Asia Markets: Asian Markets Skid After Wall Street Sinks Into Correction Territory

Asian stocks capped their worst week in years, with more heavy selling coming after a late slump pushed the Dow Jones Industrial Average and S&P 500 into correction territory.

Benchmarks in Japan, Hong Kong and Shanghai were poised to join them in falling at least 10% from their most-recent high, with declines Friday in all three markets of at least 2.5%.

Many investors believe the past week’s selling has reflected an overdue pullback after big 2017 and early 2018 gains, exacerbated by fears of rising inflation and a crash in products betting on low volatility. Investors withdrew $30.6 billion from EPFR-tracked equity funds in the first week of February, and all major equity benchmarks bar Italy have now wiped out 2018’s gains.

Chinese stocks fared the worst, falling as much as 6% at one point. The Shanghai Composite SHCOMP, -4.05% less than a month removed from a record 11-day winning streak and rising in 18 of 19 days, fell to levels last seen in May on Friday. It closed down 4%. For the week, the index is down 9.6%, which is its biggest weekly loss since January 2016.

Hong Kong’s stock benchmarks were also pressured by selling in China. The Hang Seng Index HSI, -3.10% closed down 3.1%, with a drop of just over 10% its worst since 2008.

New Zealand’s benchmark NZ50GR, -1.04%  , which fared relatively well Friday in dropping just 1%, still had its biggest weekly decline since 2010. The weekly decline was the biggest since 2011 for Taiwan’s Taiex Y9999, -1.49% and Singapore’s Straits Times Index Y9999, -1.49% , and since 2012 for South Korea’s Kopsi SEU, -1.82%  .

The bearish sentiment flowing from U.S. markets is exacerbated by traders looking to book in profits and exit positions ahead of the Lunar New Year holiday at the end of next week, said Dickie Wong, executive director of research at Kingston Securities.

Japan’s Nikkei NIK, -2.32% closed down 2.3%, falling 8.1% for the week, the most in two years, as haven flows into the yen also pressured that country’s stocks.

Short sellers are helping fuel today’s declines in Japan, said Kyoya Okazawa, head of institutional clients for global markets in Asia-Pacific with BNP Paribas . “This is not systematic selling; it’s people creating shorts today.
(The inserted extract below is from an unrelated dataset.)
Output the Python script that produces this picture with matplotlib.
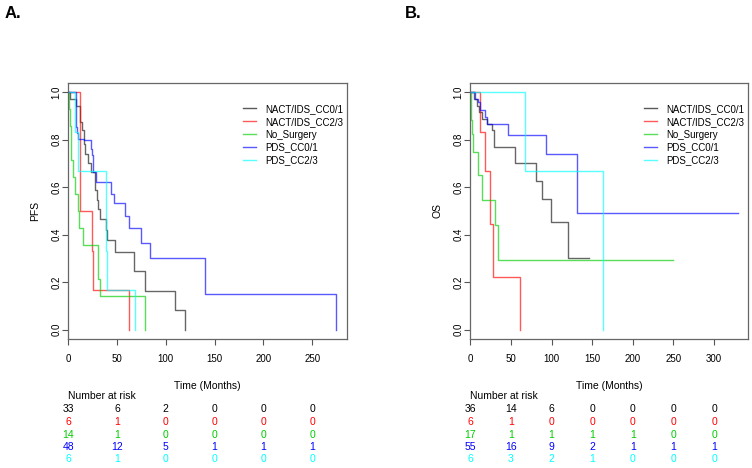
import matplotlib
matplotlib.use("Agg")
import matplotlib.pyplot as plt
import matplotlib.transforms as mtransforms

plt.rcParams['font.family'] = ['Liberation Sans Narrow', 'Liberation Sans', 'DejaVu Sans']

groups = ['NACT/IDS_CC0/1', 'NACT/IDS_CC2/3', 'No_Surgery', 'PDS_CC0/1', 'PDS_CC2/3']
colors = ['black', 'red', '#00CD00', 'blue', 'cyan']

# Panel A: PFS step curves (months, survival)
pfs_t = [
    [0, 2, 7.5, 12.5, 14, 16, 17.5, 20, 23.5, 27.5, 29, 30, 32, 38.5, 40, 48, 67, 79, 109, 120],
    [0, 12, 24.5, 25.5, 62],
    [0, 0.5, 2, 3.1, 4.8, 7.2, 9.5, 11, 14.7, 30.5, 33, 78.5],
    [0, 7.5, 9, 10, 12, 16, 23, 24.5, 25.5, 28, 44, 47, 58, 62, 75, 84, 140, 274.5],
    [0, 7, 10, 38.5, 39.5, 68],
]
pfs_s = [
    [1.0, 0.97, 0.94, 0.875, 0.84, 0.78, 0.74, 0.70, 0.665, 0.59, 0.545, 0.51, 0.465, 0.42, 0.38, 0.327, 0.246, 0.164, 0.082, 0.0],
    [1.0, 0.5, 0.333, 0.167, 0.0],
    [1.0, 0.929, 0.857, 0.714, 0.643, 0.571, 0.5, 0.429, 0.357, 0.214, 0.143, 0.0],
    [1.0, 0.854, 0.83, 0.805, 0.805, 0.80, 0.76, 0.735, 0.664, 0.622, 0.573, 0.535, 0.48, 0.428, 0.367, 0.303, 0.152, 0.0],
    [1.0, 0.833, 0.667, 0.333, 0.167, 0.0],
]

# Panel B: OS step curves
os_t = [
    [0, 5, 8, 11, 14, 20, 27, 29, 55, 81, 88.5, 99, 120, 146],
    [0, 12.3, 18.4, 24.6, 27.5, 61.5],
    [0, 0.3, 1, 2.5, 3, 9, 15, 31, 34, 249],
    [0, 6, 9, 12, 18, 21, 47, 93.5, 131, 329],
    [0, 67.6, 163],
]
os_s = [
    [1.0, 0.972, 0.944, 0.917, 0.889, 0.868, 0.84, 0.77, 0.704, 0.625, 0.549, 0.455, 0.303, 0.303],
    [1.0, 0.833, 0.667, 0.444, 0.222, 0.0],
    [1.0, 0.941, 0.882, 0.824, 0.75, 0.653, 0.545, 0.44, 0.292, 0.292],
    [1.0, 0.973, 0.96, 0.924, 0.896, 0.868, 0.819, 0.742, 0.493, 0.493],
    [1.0, 0.667, 0.0],
]

# number at risk tables
risk_times_a = [0, 50, 100, 150, 200, 250]
risk_a = [
    [33, 6, 2, 0, 0, 0],
    [6, 1, 0, 0, 0, 0],
    [14, 1, 0, 0, 0, 0],
    [48, 12, 5, 1, 1, 1],
    [6, 1, 0, 0, 0, 0],
]
risk_times_b = [0, 50, 100, 150, 200, 250, 300]
risk_b = [
    [36, 14, 6, 0, 0, 0, 0],
    [6, 1, 0, 0, 0, 0, 0],
    [17, 1, 1, 1, 1, 0, 0],
    [55, 16, 9, 2, 1, 1, 1],
    [6, 3, 2, 1, 0, 0, 0],
]

W, H = 752, 468
fig = plt.figure(figsize=(W / 100, H / 100), dpi=100)


def px(x0, y0, x1, y1):
    return [x0 / W, 1 - y1 / H, (x1 - x0) / W, (y1 - y0) / H]


def panel(rect, ts, ss, xmax, ylabel, rtimes, risk, letter, letter_x):
    ax = fig.add_axes(rect)
    for t, s, c in zip(ts, ss, colors):
        a = 0.65 if c != 'black' else 0.6
        ax.step(t, s, where='post', color=c, lw=1.0, alpha=a)
    ax.set_xlim(0, xmax * 1.04)
    ax.set_ylim(-0.04, 1.04)
    ax.set_yticks([0, 0.2, 0.4, 0.6, 0.8, 1.0])
    ax.set_yticklabels(['0.0', '0.2', '0.4', '0.6', '0.8', '1.0'], rotation=90, va='center')
    ax.set_xticks(rtimes)
    ax.tick_params(direction='out', length=4, width=0.8, colors='#555555', labelsize=7,
                   labelcolor='black')
    ax.tick_params(axis='x', pad=6.5)
    ax.tick_params(axis='y', pad=0.8)
    for sp in ax.spines.values():
        sp.set_color('#666666')
        sp.set_linewidth(0.9)
    ax.set_ylabel(ylabel, fontsize=7.5, labelpad=8)
    ax.set_xlabel('Time (Months)', fontsize=7.5, labelpad=12)
    # legend without frame
    handles = [plt.Line2D([], [], color=c, lw=1.0, alpha=0.65) for c in colors]
    ax.legend(handles, groups, loc='upper right', bbox_to_anchor=(1.018, 0.952), frameon=False,
              fontsize=7, handlelength=1.35, handletextpad=0.95, labelspacing=0.3)
    # risk table
    tr = mtransforms.blended_transform_factory(ax.transData, fig.transFigure)
    ax.text(0, 1 - 396 / H, 'Number at risk', transform=tr, fontsize=7.5,
            ha='left', va='center')
    rows_y = [409, 422, 434.5, 447, 459.5]
    for row, c, yy in zip(risk, colors, rows_y):
        for t, n in zip(rtimes, row):
            ax.text(t, 1 - yy / H, str(n), transform=tr, fontsize=7.5, color=c,
                    ha='center', va='center')
    fig.text(letter_x / W, 1 - 14 / H, letter, fontsize=12, fontweight='bold',
             ha='left', va='center')
    return ax


panel(px(68.3, 82.7, 347.3, 339.3), pfs_t, pfs_s, 275, 'PFS', risk_times_a, risk_a, 'A.', 5)
panel(px(470.3, 82.7, 748.3, 339.3), os_t, os_s, 329, 'OS', risk_times_b, risk_b, 'B.', 405)

fig.savefig('out.png', dpi=100)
There’s still some leverage positions that need to be worked out.

”Much market talk continues to focus on whether the past week’s selling has been an overdue pullback after big 2017 gains for many stock markets globally or the start of a sustained decline.

“It is reasonable to not want to carry risk into the weekend, but some longer-term investors might see this as a buying opportunity,” said Tony Cheung, head of quantitative analytics for Asia-Pacific at Liquidnet.

Deutsche Bank expects “market turbulence” to continue this year as pullbacks and volatility become more common as interest rates and bond yields rise, chief economist David Folkerts-Landau said. But “more volatility should not derail the underlying economic expansion or fundamentally dent risk assets.”

S&P 500 futures ESH8, +0.66%   were recently up 0.6% after the index’s 3.8% skid Thursday, much of it occurring in the last hour of trading.

That selling came despite Treasury yields moving little on Thursday. Rising yields had been cited as a factor in equities’ turn over the past week, but on Thursday 10-year Treasury yields remained about 2.85%, around four-year highs. They were recently at 2.854%.

Stephen Innes, head of trading for Asia Pacific at Oanda, said it felt like the market was targeting 3% yield for 10-year Treasurys “given the rapid moves over the past few weeks.” He believes that once reached, “the markets will relax and hopefully come back. In the meantime, I think while bond desks are chasing bond yields...equity markets are going to continue to struggle.”

In the U.S., the Senate approved a breakthrough two-year budget deal and stopgap spending bill early Friday, sending the package to the House too late to prevent a government shutdown that began at midnight.

There was no immediate market reaction, with the WSJ Dollar Index BUXX, -0.02%  remaining essentially flat for the session.